### Data provided
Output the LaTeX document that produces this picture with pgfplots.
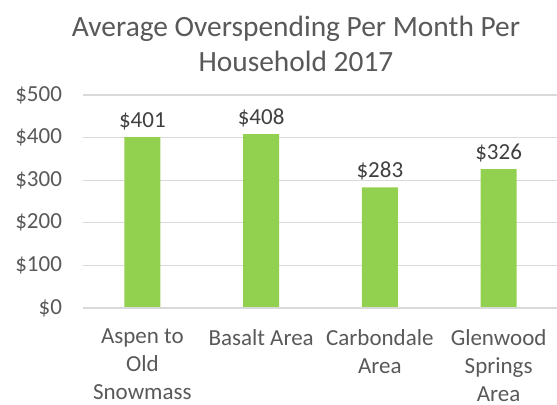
\documentclass[border=0pt]{standalone}
\usepackage{fontspec}
\setmainfont{Carlito}
\usepackage{pgfplots}
\pgfplotsset{compat=1.18}
\definecolor{bargreen}{HTML}{92D050}
\definecolor{txtgray}{HTML}{595959}
\definecolor{lblgray}{HTML}{404040}
\definecolor{gridgray}{HTML}{D9D9D9}
\begin{document}
\begin{tikzpicture}
\begin{axis}[
  name=ax,
  scale only axis,
  width=237.5pt, height=106.5pt,
  xmin=-0.5, xmax=3.5,
  ymin=0, ymax=500,
  ytick={0,100,200,300,400,500},
  xtick={0,1,2,3},
  xticklabels={{Aspen to\\Old\\Snowmass},{Basalt Area},{Carbondale\\Area},{Glenwood\\Springs\\Area}},
  axis lines=left,
  axis line style={draw=none, -},
  ymajorgrids,
  grid style={gridgray, line width=0.6pt},
  major tick length=0pt,
  /pgf/number format/assume math mode=true,
  yticklabel={\$\pgfmathprintnumber{\tick}},
  yticklabel style={font=\fontsize{11.5}{14}\selectfont, text=txtgray, xshift=-7pt},
  xticklabel style={font=\fontsize{11.5}{14}\selectfont, text=txtgray, align=center, yshift=-7pt},
  nodes near coords={\$\pgfmathprintnumber{\pgfplotspointmeta}},
  nodes near coords style={font=\fontsize{11.5}{14}\selectfont, text=lblgray},
]
\addplot[ybar, bar width=18pt, fill=bargreen, draw=none] coordinates {(0,401) (1,408) (2,283) (3,326)};
\draw[gridgray, line width=0.6pt] (rel axis cs:0,0) -- (rel axis cs:1,0);
\end{axis}
\node[font=\fontsize{14.7}{17.5}\selectfont, text=txtgray, align=center] at ([shift={(106.5pt,132pt)}]ax.south west) {Average Overspending Per Month Per\\Household 2017};
\pgfresetboundingbox
\path ([shift={(-41.5pt,-48.5pt)}]ax.south west) rectangle ++(278.5pt,202.5pt);
\end{tikzpicture}
\end{document}
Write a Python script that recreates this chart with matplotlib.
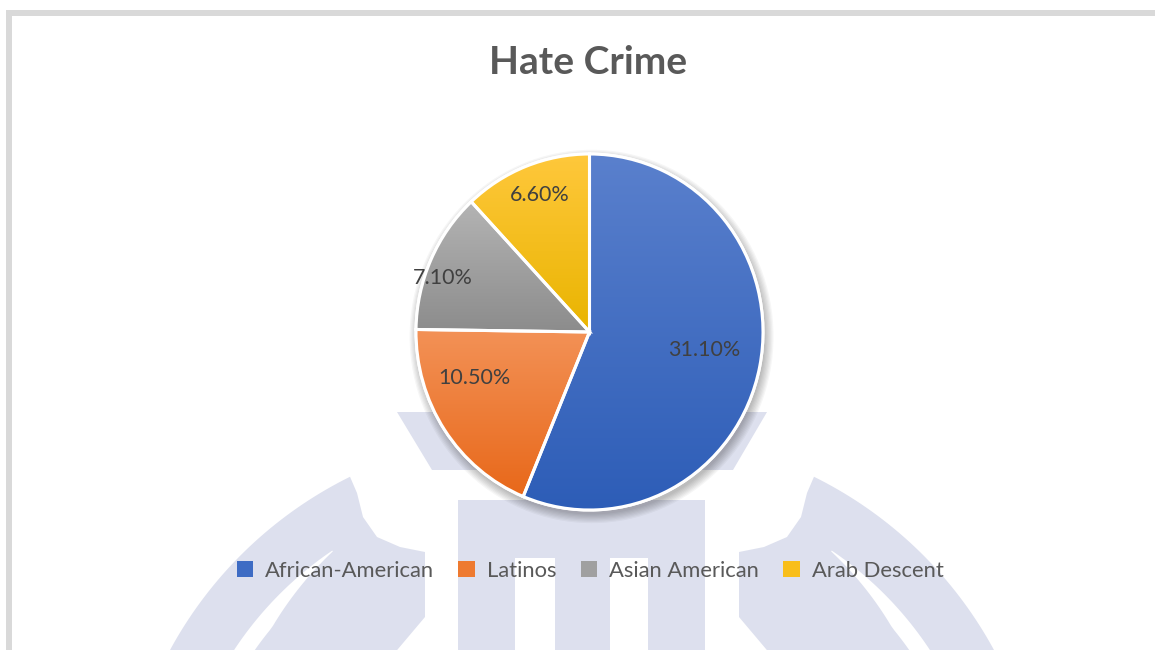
import numpy as np
import matplotlib
matplotlib.use("Agg")
import matplotlib.pyplot as plt
from matplotlib.patches import Polygon, Rectangle, Wedge, Circle, Patch
from matplotlib.colors import to_rgb

# Dados do gráfico
categorias = ['African-American', 'Latinos', 'Asian American', 'Arab Descent']
valores = [31.1, 10.5, 7.1, 6.6]
rotulos = [f'{v:.2f}%' for v in valores]

# cores do degradê (topo, base) de cada fatia
cores_topo = ['#5a80cd', '#f39257', '#b4b4b4', '#ffc83c']
cores_base = ['#2d5db7', '#e8681a', '#8c8c8c', '#e9b400']
cores_legenda = ['#3e6cc4', '#ee7a30', '#a0a0a0', '#f8be1a']
# posição dos rótulos (distância do centro e desvio do ângulo médio, em graus)
dist_rotulo = [0.67, 0.71, 0.90, 0.82]
desvio_ang = [2.7, -12, 4.4, -0.8]

plt.rcParams['font.family'] = ['Lato', 'DejaVu Sans']

fig = plt.figure(figsize=(11.55, 6.5), dpi=100)
fig.patch.set_facecolor('white')

# fundo: moldura cinza e marca d'água (em pixels)
bg = fig.add_axes([0, 0, 1, 1], zorder=0)
bg.set_xlim(0, 1155)
bg.set_ylim(650, 0)
bg.axis('off')

bg.add_patch(Rectangle((6, 10), 1149, 6, color='#d9d9d9', lw=0))
bg.add_patch(Rectangle((6, 10), 6, 640, color='#d9d9d9', lw=0))

lavanda = '#dde0ee'


def espelho(pts):
    pts = np.asarray(pts, dtype=float).copy()
    pts[:, 0] = 1164 - pts[:, 0]
    return pts


def arco(c, r, a0, a1, n=60):
    t = np.radians(np.linspace(a0, a1, n))
    return np.column_stack([c[0] + r * np.cos(t), c[1] + r * np.sin(t)])


# trapézio superior e barra central
bg.add_patch(Polygon([(397, 412), (767, 412), (733, 470), (432, 470)], closed=True, color=lavanda, lw=0))
bg.add_patch(Rectangle((458, 500), 247, 160, color=lavanda, lw=0))
bg.add_patch(Rectangle((515, 558), 40, 100, color='white', lw=0))
bg.add_patch(Rectangle((610, 558), 38, 100, color='white', lw=0))

# arcos laterais
centro = (533, 847)
externo = arco(centro, 413, -116.3, -172)
lado = np.array([(355, 700), (425, 617), (425, 552), (400, 547), (377, 537), (363, 517), (357, 493)])
forma = np.vstack([externo, lado])
t_cres = np.linspace(-124.1, -178, 60)
r_int = np.interp(t_cres, [-178, -140, -124.1], [340, 341, 357])
cres = np.vstack([arco(centro, 358, -124.1, -178),
                  np.column_stack([centro[0] + r_int * np.cos(np.radians(t_cres)),
                                   centro[1] + r_int * np.sin(np.radians(t_cres))])[::-1]])
for pts in (forma, espelho(forma)):
    bg.add_patch(Polygon(pts, closed=True, color=lavanda, lw=0))
for pts in (cres, espelho(cres)):
    bg.add_patch(Polygon(pts, closed=True, color='white', lw=0))

# eixo da pizza (levemente elíptica como na imagem)
cx, cy, rx, ry = 589.5, 332, 173.5, 178
m = 1.1
ax = fig.add_axes([(cx - m * rx) / 1155, (650 - cy - m * ry) / 650,
                   2 * m * rx / 1155, 2 * m * ry / 650], zorder=1)

# sombra suave
for i in range(8):
    ax.add_patch(Circle((0.012, -0.025), 1.0 + 0.007 * i, color='black', alpha=0.035, lw=0, zorder=0))

fatias, _ = ax.pie(valores, startangle=90, counterclock=False,
                   colors=cores_legenda, wedgeprops=dict(edgecolor='white', linewidth=2.2))

for i, w in enumerate(fatias):
    w.set_zorder(1)
    ext = w.get_path().get_extents()
    grad = np.linspace(0, 1, 256)[:, None, None]
    img = (1 - grad) * np.array(to_rgb(cores_topo[i])) + grad * np.array(to_rgb(cores_base[i]))
    im = ax.imshow(img, extent=[ext.x0, ext.x1, ext.y0, ext.y1], origin='upper',
                   aspect='auto', zorder=2, interpolation='bilinear')
    im.set_clip_path(w)
    ax.add_patch(Wedge(w.center, w.r, w.theta1, w.theta2, fc='none', ec='white', lw=2.2, zorder=3))
    ang = np.radians((w.theta1 + w.theta2) / 2 + desvio_ang[i])
    ax.text(dist_rotulo[i] * np.cos(ang), dist_rotulo[i] * np.sin(ang), rotulos[i],
            ha='center', va='center', fontsize=15.5, color='#404040', zorder=4)

ax.set_xlim(-m, m)
ax.set_ylim(-m, m)
ax.set_aspect('auto')
ax.axis('off')

# título
fig.text(588 / 1155, 1 - 62 / 650, 'Hate Crime', ha='center', va='center',
         fontsize=28, fontweight='bold', color='#595959')

# legenda
alcas = [Patch(facecolor=c, edgecolor='none') for c in cores_legenda]
leg = fig.legend(alcas, categorias, loc='center', bbox_to_anchor=(590 / 1155, 1 - 571 / 650),
                 ncol=4, frameon=False, fontsize=15.8, handlelength=0.75, handleheight=0.75,
                 handletextpad=0.55, columnspacing=1.1)
for t in leg.get_texts():
    t.set_color('#595959')

fig.savefig('out.png', dpi=100, facecolor='white')
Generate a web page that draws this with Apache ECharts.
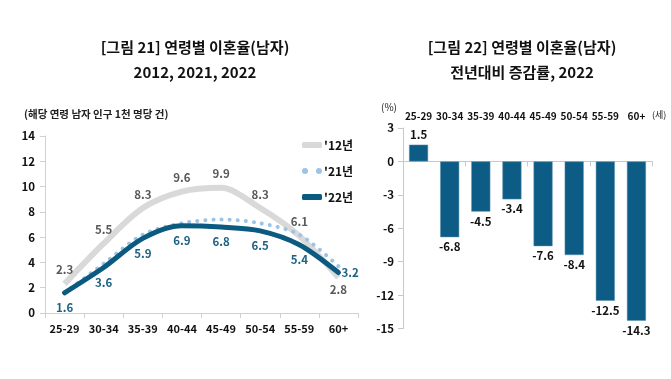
<!DOCTYPE html>
<html>
<head>
<meta charset="utf-8">
<script src="https://cdn.jsdelivr.net/npm/echarts@6/dist/echarts.min.js"></script>
<style>html,body{margin:0;padding:0;background:#fff;}#c{width:671px;height:379px;}</style>
</head>
<body>
<div id="c"></div>
<script>
const categories = ['25-29','30-34','35-39','40-44','45-49','50-54','55-59','60+'];
const rate2012 = [2.3, 5.5, 8.3, 9.6, 9.9, 8.3, 6.1, 2.8];
const rate2021 = [1.6, 3.9, 6.2, 7.1, 7.4, 7.1, 6.2, 3.7];
const rate2022 = [1.6, 3.6, 5.9, 6.9, 6.8, 6.5, 5.4, 3.2];
const change2022 = [1.5, -6.8, -4.5, -3.4, -7.6, -8.4, -12.5, -14.3];
const leftTicks = [0, 14, 2];
const rightTicks = [-15, 3, 3];

const F = '"Noto Sans CJK KR", "Noto Sans", sans-serif';
const chart = echarts.init(document.getElementById('c'));

const d12 = rate2012.map((v, i) => i === 7 ? {value: v, label: {position: 'bottom', distance: 6}} : v);
const d22 = rate2022.map((v, i) => i === 7 ? {value: v, label: {position: 'right', distance: 3}} : v);
const dBar = change2022.map(v => ({value: v, label: {position: v >= 0 ? 'top' : 'bottom'}}));

chart.setOption({
  animation: false,
  textStyle: {fontFamily: F},
  title: [
    {text: '[그림 21] 연령별 이혼율(남자)\n2012, 2021, 2022', left: 190, top: 30, textAlign: 'center',
     textStyle: {fontFamily: F, fontSize: 15, fontWeight: 'bold', color: '#111', lineHeight: 25}},
    {text: '[그림 22] 연령별 이혼율(남자)\n전년대비 증감률, 2022', left: 517, top: 30, textAlign: 'center',
     textStyle: {fontFamily: F, fontSize: 15, fontWeight: 'bold', color: '#111', lineHeight: 25}}
  ],
  graphic: [
    {type: 'text', left: 24, top: 109, style: {text: '(해당 연령 남자 인구 1천 명당 건)', font: 'bold 10.5px ' + F, fill: '#222'}},
    {type: 'text', left: 381, top: 102, style: {text: '(%)', font: '10px ' + F, fill: '#222'}},
    {type: 'text', left: 652, top: 110, style: {text: '(세)', font: '9px ' + F, fill: '#222'}}
  ],
  legend: {
    orient: 'vertical', left: 297, top: 134, itemGap: 14, itemWidth: 20, itemHeight: 6,
    textStyle: {fontFamily: F, fontSize: 12, fontWeight: 'bold', color: '#111', padding: [0, 0, 0, -3]},
    data: [
      {name: "'12년", icon: 'roundRect', itemStyle: {color: '#d9d9d9'}},
      {name: "'21년", icon: 'path://M0,3a3,3 0 1,0 6,0a3,3 0 1,0 -6,0z M14,3a3,3 0 1,0 6,0a3,3 0 1,0 -6,0z', itemStyle: {color: '#9dc3e6'}},
      {name: "'22년", icon: 'roundRect', itemStyle: {color: '#0b5a80'}}
    ]
  },
  grid: [
    {left: 45, top: 136, width: 313, height: 177},
    {left: 403, top: 128, width: 249, height: 200.6}
  ],
  xAxis: [
    {gridIndex: 0, type: 'category', data: categories,
     axisLine: {lineStyle: {color: '#d0d0d0'}}, axisTick: {show: true, lineStyle: {color: '#d0d0d0'}},
     splitLine: {show: false},
     axisLabel: {fontFamily: F, fontSize: 11, fontWeight: 'bold', color: '#111', margin: 10}},
    {gridIndex: 1, type: 'category', data: categories, position: 'top',
     axisLine: {show: false, onZero: false}, axisTick: {show: false},
     axisLabel: {interval: 0, fontFamily: F, fontSize: 10, fontWeight: 'bold', color: '#111', margin: 7}},
    {gridIndex: 1, type: 'category', data: categories,
     axisLine: {onZero: true, lineStyle: {color: '#c8c8c8'}}, axisTick: {show: true, lineStyle: {color: '#c8c8c8'}},
     axisLabel: {show: false}}
  ],
  yAxis: [
    {gridIndex: 0, type: 'value', min: leftTicks[0], max: leftTicks[1], interval: leftTicks[2],
     axisLine: {show: true, lineStyle: {color: '#d0d0d0'}}, axisTick: {show: true, lineStyle: {color: '#d0d0d0'}},
     splitLine: {show: false},
     axisLabel: {fontFamily: F, fontSize: 11.5, fontWeight: 'bold', color: '#111', margin: 10}},
    {gridIndex: 1, type: 'value', min: rightTicks[0], max: rightTicks[1], interval: rightTicks[2],
     axisLine: {show: true, lineStyle: {color: '#c8c8c8'}}, axisTick: {show: true, lineStyle: {color: '#c8c8c8'}},
     splitLine: {show: false},
     axisLabel: {fontFamily: F, fontSize: 11.5, fontWeight: 'bold', color: '#111', margin: 9}}
  ],
  series: [
    {name: "'12년", type: 'line', xAxisIndex: 0, yAxisIndex: 0, data: d12, smooth: 0.3, symbol: 'circle', symbolSize: 0.1, showSymbol: true,
     lineStyle: {color: '#d9d9d9', width: 6}, itemStyle: {color: '#d9d9d9'},
     label: {show: true, position: 'top', distance: 8, fontFamily: F, fontSize: 11.5, fontWeight: 'bold', color: '#595959'}},
    {name: "'21년", type: 'line', xAxisIndex: 0, yAxisIndex: 0, data: rate2021, smooth: 0.3, symbol: 'none',
     lineStyle: {color: '#9dc3e6', width: 4, type: [0.1, 8], cap: 'round'}, itemStyle: {color: '#9dc3e6'}},
    {name: "'22년", type: 'line', xAxisIndex: 0, yAxisIndex: 0, data: d22, smooth: 0.3, symbol: 'circle', symbolSize: 0.1, showSymbol: true,
     lineStyle: {color: '#0b5a80', width: 5, cap: 'round'}, itemStyle: {color: '#0b5a80'},
     label: {show: true, position: 'bottom', distance: 9, fontFamily: F, fontSize: 11.5, fontWeight: 'bold', color: '#1d6283'}},
    {name: 'change', type: 'bar', xAxisIndex: 1, yAxisIndex: 1, data: dBar, barWidth: 19,
     itemStyle: {color: '#0d5c85', borderColor: '#5d8fb0', borderWidth: 0.5},
     label: {show: true, distance: 4, fontFamily: F, fontSize: 11.5, fontWeight: 'bold', color: '#111'}}
  ]
});
</script>
</body>
</html>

### Goal
Among the records above, locate the line containing "Generate a web" and the line containing "const dBar = change2022.map(v", then transcribe exactly the lines starting at the first and ending at the second, with no pictures.

### Solved exercise
Generate a web page that draws this with Apache ECharts.
<!DOCTYPE html>
<html>
<head>
<meta charset="utf-8">
<script src="https://cdn.jsdelivr.net/npm/echarts@6/dist/echarts.min.js"></script>
<style>html,body{margin:0;padding:0;background:#fff;}#c{width:671px;height:379px;}</style>
</head>
<body>
<div id="c"></div>
<script>
const categories = ['25-29','30-34','35-39','40-44','45-49','50-54','55-59','60+'];
const rate2012 = [2.3, 5.5, 8.3, 9.6, 9.9, 8.3, 6.1, 2.8];
const rate2021 = [1.6, 3.9, 6.2, 7.1, 7.4, 7.1, 6.2, 3.7];
const rate2022 = [1.6, 3.6, 5.9, 6.9, 6.8, 6.5, 5.4, 3.2];
const change2022 = [1.5, -6.8, -4.5, -3.4, -7.6, -8.4, -12.5, -14.3];
const leftTicks = [0, 14, 2];
const rightTicks = [-15, 3, 3];

const F = '"Noto Sans CJK KR", "Noto Sans", sans-serif';
const chart = echarts.init(document.getElementById('c'));

const d12 = rate2012.map((v, i) => i === 7 ? {value: v, label: {position: 'bottom', distance: 6}} : v);
const d22 = rate2022.map((v, i) => i === 7 ? {value: v, label: {position: 'right', distance: 3}} : v);
const dBar = change2022.map(v => ({value: v, label: {position: v >= 0 ? 'top' : 'bottom'}}));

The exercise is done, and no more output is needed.